Sometimes I rue the day I went after so much more education than simply achieving an undergrad degree in theatre. I’d like to blame all the extra schooling, the English education licensure and the Masters degree in English Composition, for my insatiable curiosity and need to consume more information, but the truth is, that’s just who I am. It’s who I’ve always been.
Sometimes my voracious appetite for more simply overwhelms me. I peruse 14 article headlines, knowing I want to read them all, but I talk myself out of any of them because there’s a podcast I should listen to. I shelve that so I can watch a valuable MasterClass, but I spend much of that viewing time thinking about how I really need to get going on the latest book I checked out of the library. Over all of that, I critically recognize that I haven’t written a blog post for more than three days, and I need to have a consistent posting schedule or people won’t find me reliable. And what about creating the lead magnet item that will get people to sign up for my newsletter–you know, the one that I don’t currently send out but know I need create and get consistent with? Then there’s engaging with the online groups I belong to as well as redeveloping my Personal Systems Disruption Retreat schedule and creating content for Daily Dose of Dr Marry & DD. There’s hurrying up to get through my morning meditation “practice” so I can get ready for spin class. Drink my daily three glasses of fiber powder, get the bread punched down for its second rise, remember to take my B vitamin drops, take the dog for walk before it gets dark…And NONE of this even begins to address the work involved in my day job!

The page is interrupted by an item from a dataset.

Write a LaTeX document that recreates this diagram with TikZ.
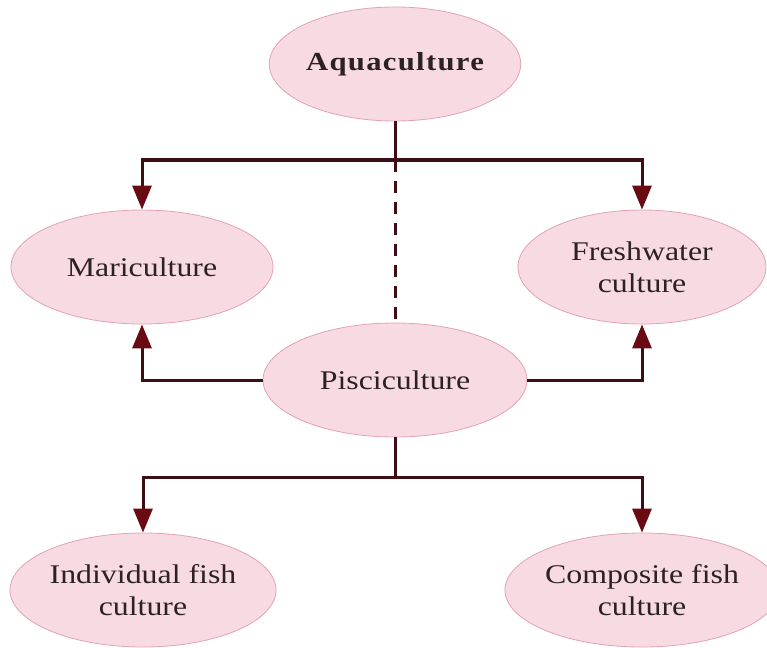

Sound familiar? Are you scattered in a million different directions, chasing one idea and the next and the next? Chasing but never actually catching whatever it is you are desperately chasing? Maybe what you’re chasing is different: kids and their schedules, aging parents and their appointments, volunteer obligations, your running, crafting, writing, cooking group, date night with your spouse, keeping your online dating profile fresh…
Whatever it is that makes you hop from one idea or activity to the next to the next, flitting like a bee between wildflowers, aren’t you exhausted?
Don’t you sometimes wish you could just pick one single flower and suck the nectar dry? What if one flower could satiate your mental, intellectual, physical, emotional, spiritual self? Why do so many of us feel the need to tear from here to there to there to there and back again, only to start all over at the first flower?
For me, the first flower could be my day job. It’s a more than full-time occupation, doing work I feel proud of; work that challenges me on many levels and utilizes many of my strengths as well as developing new ones. It pays well; I have excellent colleagues, and I believe in the mission. Isn’t that a big enough flower to keep me full?
Because the other flowers are so tempting They are each beautiful and smell so good.
And because I’m not by nature a “bloom where you are planted” kind of person. I’m a striver, a seeker, a longer of adventure. I can both appreciate the fullness of my current flower and desire to taste from all the others in the garden.
The struggle, at least for me, is giving myself permission to take the time to enjoy even one little sip before I must be off trying another one. I feel immense pressure, mostly self imposed, to find the “right” flowers–the ones that pack the most bang for their buck, so to speak. Is that articles, podcasts, videos, books, creating my own content? Do I need to go within and get quiet, or do I need to make a great big public ruckus? Is it better to try to gather the tiniest bit of nectar from as many flowers as possible, or should I find a way to limit my reach but drink more deeply from fewer petals?
What are you doing to attempt to manage all of this? Do you have any best practices to share? I’m not looking to settle exclusively on one flower because that’s simply not how I’m built. What I long for is to find a way to break down the immense garden in front of me, to trust that the flowers will all be there tomorrow, so whatever ones I get to today are the ones I get to today. And if today’s flowers are gone tomorrow, to trust there will be another garden full to select from then.